Colocada com essa crueza, a decisão da HFEA pode parecer inaceitável. Dependendo, porém, de como a
informação é apresentada, o que parecia merecer condenação pode tornar-se objeto de solidário apoio.
Tome-se um caso concreto. Em
maio do ano passado, a Justiça britânica permitiu que o casal Raj e Shahana Hashimi gerasse, com auxílio
de técnicas de reprodução assistida,
um embrião cuja medula óssea fosse
compatível com a de outro filho,
Zain Hashimi, então com quatro
anos, que sofre de uma doença (talassemia beta maior) cujo tratamento consiste num transplante de medula. Não haviam sido localizados
outros doadores compatíveis. Infelizmente, Shahana acabou sofrendo
um aborto espontâneo, e o pequeno
Zain segue sem um doador.
A talassemia beta é uma doença hereditária que acomete os glóbulos
vermelhos do sangue. Nos casos
mais graves, como o de Zain, a vida
pode ser prolongada por décadas
com transfusões de sangue e uso de
drogas. O transplante de medula óssea, porém, melhora as chances de
sobrevivência do menino, além de
acrescentar-lhe qualidade de vida. Os
riscos para o doador são reduzidos.
É difícil deixar de se solidarizar
com Zain. Se a seleção de embriões já
é admitida para outras finalidades,
como evitar doenças genéticas no
próprio nascituro, e se a doação de
medula é lícita entre irmãos, mesmo
menores, é razoável permitir a seleção. Foi o que decidiu a HFEA após
considerar que o procedimento de
teste dos tecidos (que ocorre quando
o embrião tem só oito células) é seguro e que há justificativas médicas
que tornam ético todo o processo.
É verdade que o relaxamento das
regras para "projetar" bebês no Reino Unido está longe de tornar a técnica menos polêmica. As dúvidas éticas são respeitáveis. Em algum grau,
o bebê projetado estaria sendo usado
como banco de tecidos, isto é, como
um meio, e não como um fim, o que
poderia ser considerado imoral.
O problema talvez se resolva com a
exploração do grau. Se a idéia fosse
gerar um bebê apenas para roubar-lhe os tecidos e depois descartá-lo, a
objeção se colocaria, mas não é o que
ocorre. Em princípio, o bebê doador
será mais um filho do casal. E não
podemos tentar julgar as motivações
que levam alguém a querer um filho.
Esse é o reino da mais pura subjetividade e assim deve permanecer.

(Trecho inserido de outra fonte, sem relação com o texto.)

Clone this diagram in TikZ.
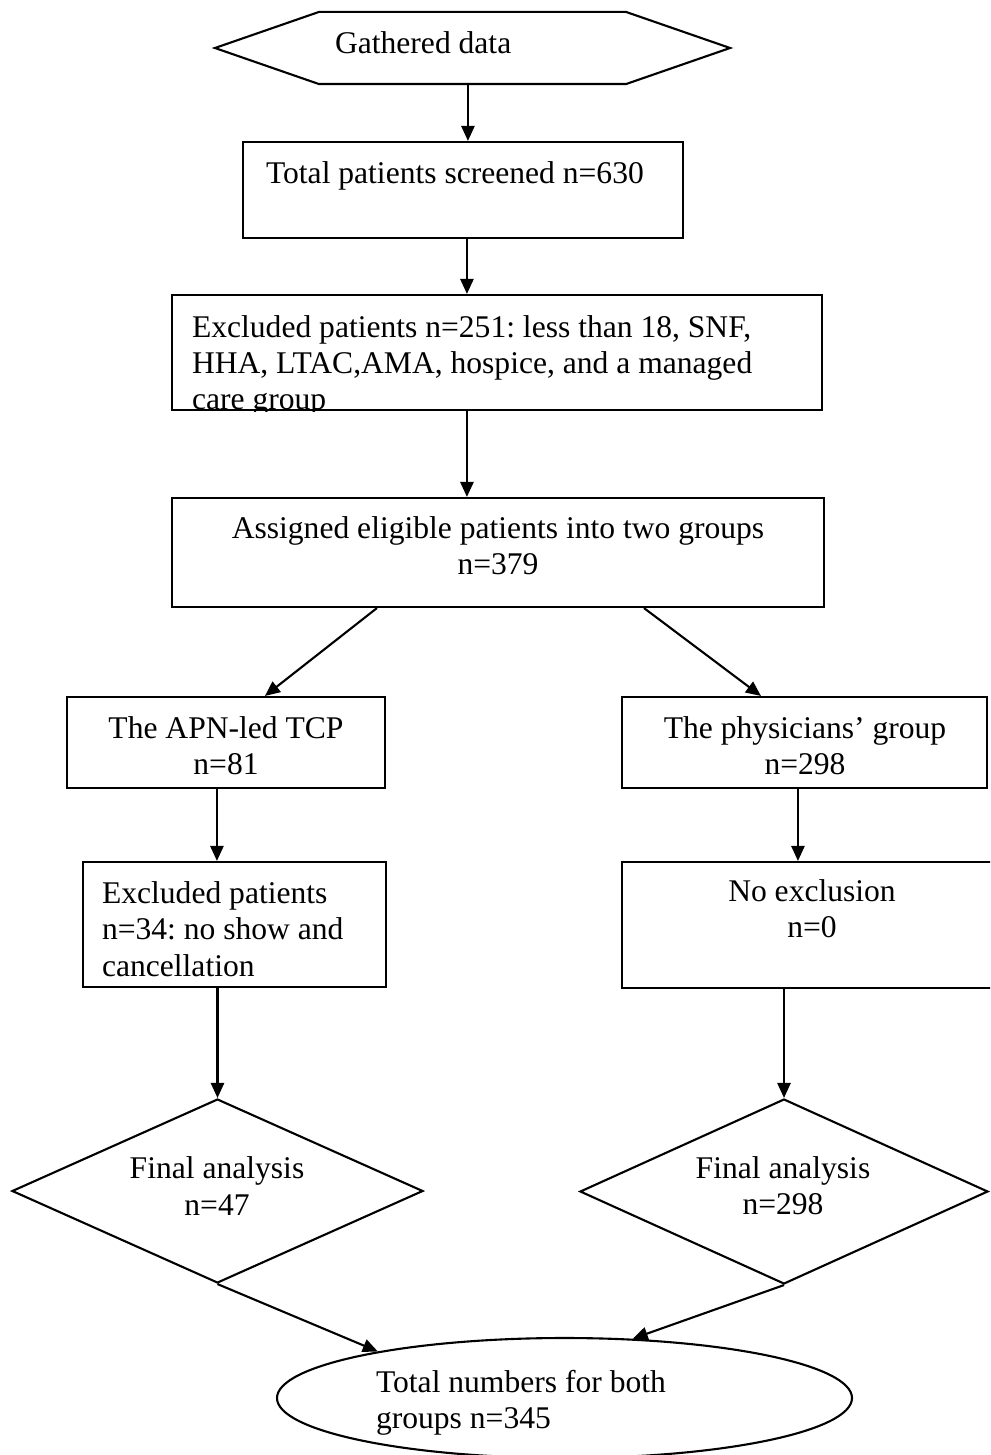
\documentclass[tikz,border=0pt]{standalone}
\usepackage{fontspec}
\setmainfont{Liberation Serif}
\frenchspacing
\usetikzlibrary{arrows.meta,shapes.geometric,calc}
\begin{document}
\begin{tikzpicture}[x=0.38pt,y=-0.38pt,line width=0.8pt,
  rbox/.style n args={4}{draw, rectangle, inner sep=0pt,
     minimum width={(#3-#1)*0.38pt}, minimum height={(#4-#2)*0.38pt},
     at={({(#1+#3)/2},{(#2+#4)/2})}},
  hbox/.style n args={4}{rectangle, inner sep=0pt,
     minimum width={(#3-#1)*0.38pt}, minimum height={(#4-#2)*0.38pt},
     at={({(#1+#3)/2},{(#2+#4)/2})}},
  dbox/.style n args={4}{draw, diamond, inner sep=0pt,
     minimum width={(#3-#1)*0.38pt}, minimum height={(#4-#2)*0.38pt},
     at={({(#1+#3)/2},{(#2+#4)/2})}},
  ebox/.style n args={4}{draw, ellipse, inner sep=0pt,
     minimum width={(#3-#1)*0.38pt}, minimum height={(#4-#2)*0.38pt},
     at={({(#1+#3)/2},{(#2+#4)/2})}},
  txt/.style={inner sep=0pt, font=\fontsize{12pt}{13.8pt}\selectfont},
  arr/.style={line width=0.8pt, -{Triangle[length=5.7pt,width=5pt]}}]
\useasboundingbox (0,0) rectangle (990,1455);
\clip (0,0) rectangle (990,1455);

% hexagon
\node[hbox={320}{13}{625}{83}] (hex) {};
\draw (hex.north west) -- (hex.north east) -- ($(hex.east)+(104,0)$)
  -- (hex.south east) -- (hex.south west) -- ($(hex.west)+(-104,0)$) -- cycle;
\node[txt, anchor=base west] (hext) at (334,54) {Gathered data};

% boxes
\node[rbox={243}{142}{683}{238}] (b2) {};
\node[txt, anchor=base west] (t2) at (265,183) {Total patients screened n=630};

\node[rbox={172}{295}{822}{410}] (b3) {};
\begin{scope}
  \clip (b3.south west) rectangle (b3.north east);
  \node[txt, anchor=west, align=left] (t3) at (191,366)
    {Excluded patients n=251: less than 18, SNF,\\HHA, LTAC,AMA, hospice, and a managed\\care group};
\end{scope}

\node[rbox={172}{498}{824}{607}] (b4) {};
\node[txt, align=center] (t4) at (498,546) {Assigned eligible patients into two groups\\n=379};

\node[rbox={67}{697}{385}{788}] (b5L) {};
\node[txt, align=center] (t5L) at (226,746) {The APN-led TCP\\n=81};

\node[rbox={622}{697}{987}{788}] (b5R) {};
\node[txt, align=center] (t5R) at (805,746) {The physicians’ group\\n=298};

\node[rbox={83}{862}{386}{987}] (b6L) {};
\node[txt, anchor=west, align=left] (t6L) at (101,929) {Excluded patients\\n=34: no show and\\cancellation};

\node[rbox={622}{862}{1002}{988}] (b6R) {};
\node[txt, align=center] (t6R) at (812,909) {No exclusion\\n=0};

% diamonds
\node[dbox={12}{1099}{423}{1283}] (dL) {};
\node[txt, align=center] (tdL) at (217,1186) {Final analysis\\n=47};
\node[dbox={580}{1099}{988}{1284}] (dR) {};
\node[txt, align=center] (tdR) at (783,1186) {Final analysis\\n=298};

% ellipse
\node[ebox={277}{1338}{852}{1458}] (e) {};
\begin{scope}
  \clip (0,0) rectangle (990,1434);
  \node[txt, anchor=west, align=left] (te) at (375,1403) {Total numbers for both\\groups n=345};
\end{scope}

% connectors
\draw[arr] ($(hex.south west)+(149,0)$) -- ($(b2.north west)+(226,0)$);
\draw[arr] ($(b2.south west)+(225,0)$) -- ($(b3.north west)+(296,0)$);
\draw[arr] ($(b3.south west)+(296,0)$) -- ($(b4.north west)+(296,0)$);
\draw[arr] ($(b4.south west)+(206,0)$) -- ($(b5L.north west)+(199,0)$);
\draw[arr] ($(b4.south west)+(473,0)$) -- ($(b5R.north west)+(140,0)$);
\draw[arr] ($(b5L.south west)+(151,0)$) -- ($(b6L.north west)+(135,0)$);
\draw[arr] ($(b5R.south west)+(177,0)$) -- ($(b6R.north west)+(177,0)$);
\draw[arr] (dL.north |- b6L.south) -- (dL.north);
\draw[arr] (dR.north |- b6R.south) -- (dR.north);
\draw[arr] (dL.south) -- (e.166);
\draw[arr] (dR.south) -- (e.41);
\end{tikzpicture}
\end{document}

Também há quem tema que a seleção médica de embriões seja o primeiro passo para a seleção estética e
mesmo para a manipulação genética. Esse de fato é um risco. Mas a
possibilidade de que alguém faça algo errado não pode servir de pretexto
para proibir o que parece certo.
A discussão pública sobre o que é
ou não aceitável diante das novas
perspectivas abertas pela ciência precisa ser ampliada. Os britânicos a estão travando. No Brasil, infelizmente, o assunto segue quase ignorado.